- _Work to do_: Retype each line of the material exactly, please, skipping any picture in it.

- _Supplied information_:
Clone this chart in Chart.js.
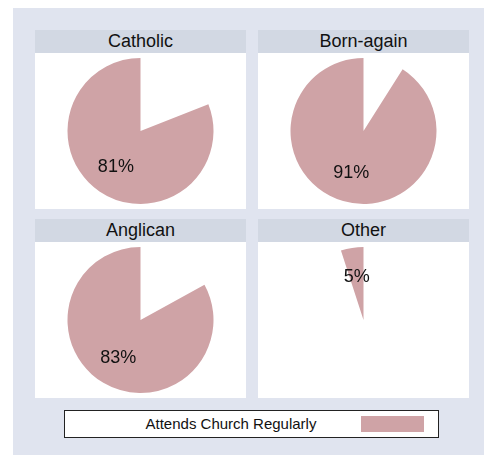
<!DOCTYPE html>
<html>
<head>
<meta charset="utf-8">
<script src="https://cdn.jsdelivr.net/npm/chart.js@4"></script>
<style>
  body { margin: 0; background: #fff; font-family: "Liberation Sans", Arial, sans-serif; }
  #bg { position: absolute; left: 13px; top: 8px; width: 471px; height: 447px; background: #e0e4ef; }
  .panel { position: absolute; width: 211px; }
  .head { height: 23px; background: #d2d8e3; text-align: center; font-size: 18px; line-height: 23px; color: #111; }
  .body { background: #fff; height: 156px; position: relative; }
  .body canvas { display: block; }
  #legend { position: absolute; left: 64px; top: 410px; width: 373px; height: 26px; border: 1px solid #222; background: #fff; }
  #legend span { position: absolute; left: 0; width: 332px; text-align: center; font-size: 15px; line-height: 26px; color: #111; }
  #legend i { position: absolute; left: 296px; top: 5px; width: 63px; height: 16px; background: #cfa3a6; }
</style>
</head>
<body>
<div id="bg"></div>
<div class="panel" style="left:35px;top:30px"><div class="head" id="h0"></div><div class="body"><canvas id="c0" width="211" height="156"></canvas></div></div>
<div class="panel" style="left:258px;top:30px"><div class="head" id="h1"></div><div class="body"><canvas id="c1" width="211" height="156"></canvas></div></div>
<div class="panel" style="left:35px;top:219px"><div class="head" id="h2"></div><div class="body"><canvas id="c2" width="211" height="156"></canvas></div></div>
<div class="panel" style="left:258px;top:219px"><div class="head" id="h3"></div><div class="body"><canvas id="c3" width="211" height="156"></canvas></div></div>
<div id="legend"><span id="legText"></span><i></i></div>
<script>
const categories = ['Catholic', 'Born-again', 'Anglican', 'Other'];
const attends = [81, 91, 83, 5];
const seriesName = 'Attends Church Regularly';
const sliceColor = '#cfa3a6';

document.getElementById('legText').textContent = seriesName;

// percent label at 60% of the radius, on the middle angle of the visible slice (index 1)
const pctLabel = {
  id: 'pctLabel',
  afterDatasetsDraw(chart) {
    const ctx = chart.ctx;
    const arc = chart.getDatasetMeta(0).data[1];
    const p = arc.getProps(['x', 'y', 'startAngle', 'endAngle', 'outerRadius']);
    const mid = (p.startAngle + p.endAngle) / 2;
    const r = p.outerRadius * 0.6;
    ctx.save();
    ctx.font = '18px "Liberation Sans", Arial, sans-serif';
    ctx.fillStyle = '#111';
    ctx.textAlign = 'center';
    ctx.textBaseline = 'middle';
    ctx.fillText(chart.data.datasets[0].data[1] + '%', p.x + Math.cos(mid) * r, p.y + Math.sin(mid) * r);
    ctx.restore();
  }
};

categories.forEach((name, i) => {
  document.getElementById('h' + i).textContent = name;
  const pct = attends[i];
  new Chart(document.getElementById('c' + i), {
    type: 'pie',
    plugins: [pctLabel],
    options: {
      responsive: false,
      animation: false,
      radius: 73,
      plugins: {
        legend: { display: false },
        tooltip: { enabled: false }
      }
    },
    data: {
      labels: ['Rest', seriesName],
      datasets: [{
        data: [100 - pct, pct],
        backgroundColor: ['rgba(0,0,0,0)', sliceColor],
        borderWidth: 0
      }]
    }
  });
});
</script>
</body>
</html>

- _Complete output_:
Clone this chart in Chart.js.
<!DOCTYPE html>
<html>
<head>
<meta charset="utf-8">
<script src="https://cdn.jsdelivr.net/npm/chart.js@4"></script>
<style>
  body { margin: 0; background: #fff; font-family: "Liberation Sans", Arial, sans-serif; }
  #bg { position: absolute; left: 13px; top: 8px; width: 471px; height: 447px; background: #e0e4ef; }
  .panel { position: absolute; width: 211px; }
  .head { height: 23px; background: #d2d8e3; text-align: center; font-size: 18px; line-height: 23px; color: #111; }
  .body { background: #fff; height: 156px; position: relative; }
  .body canvas { display: block; }
  #legend { position: absolute; left: 64px; top: 410px; width: 373px; height: 26px; border: 1px solid #222; background: #fff; }
  #legend span { position: absolute; left: 0; width: 332px; text-align: center; font-size: 15px; line-height: 26px; color: #111; }
  #legend i { position: absolute; left: 296px; top: 5px; width: 63px; height: 16px; background: #cfa3a6; }
</style>
</head>
<body>
<div id="bg"></div>
<div class="panel" style="left:35px;top:30px"><div class="head" id="h0"></div><div class="body"><canvas id="c0" width="211" height="156"></canvas></div></div>
<div class="panel" style="left:258px;top:30px"><div class="head" id="h1"></div><div class="body"><canvas id="c1" width="211" height="156"></canvas></div></div>
<div class="panel" style="left:35px;top:219px"><div class="head" id="h2"></div><div class="body"><canvas id="c2" width="211" height="156"></canvas></div></div>
<div class="panel" style="left:258px;top:219px"><div class="head" id="h3"></div><div class="body"><canvas id="c3" width="211" height="156"></canvas></div></div>
<div id="legend"><span id="legText"></span><i></i></div>
<script>
const categories = ['Catholic', 'Born-again', 'Anglican', 'Other'];
const attends = [81, 91, 83, 5];
const seriesName = 'Attends Church Regularly';
const sliceColor = '#cfa3a6';

document.getElementById('legText').textContent = seriesName;

// percent label at 60% of the radius, on the middle angle of the visible slice (index 1)
const pctLabel = {
  id: 'pctLabel',
  afterDatasetsDraw(chart) {
    const ctx = chart.ctx;
    const arc = chart.getDatasetMeta(0).data[1];
    const p = arc.getProps(['x', 'y', 'startAngle', 'endAngle', 'outerRadius']);
    const mid = (p.startAngle + p.endAngle) / 2;
    const r = p.outerRadius * 0.6;
    ctx.save();
    ctx.font = '18px "Liberation Sans", Arial, sans-serif';
    ctx.fillStyle = '#111';
    ctx.textAlign = 'center';
    ctx.textBaseline = 'middle';
    ctx.fillText(chart.data.datasets[0].data[1] + '%', p.x + Math.cos(mid) * r, p.y + Math.sin(mid) * r);
    ctx.restore();
  }
};

categories.forEach((name, i) => {
  document.getElementById('h' + i).textContent = name;
  const pct = attends[i];
  new Chart(document.getElementById('c' + i), {
    type: 'pie',
    plugins: [pctLabel],
    options: {
      responsive: false,
      animation: false,
      radius: 73,
      plugins: {
        legend: { display: false },
        tooltip: { enabled: false }
      }
    },
    data: {
      labels: ['Rest', seriesName],
      datasets: [{
        data: [100 - pct, pct],
        backgroundColor: ['rgba(0,0,0,0)', sliceColor],
        borderWidth: 0
      }]
    }
  });
});
</script>
</body>
</html>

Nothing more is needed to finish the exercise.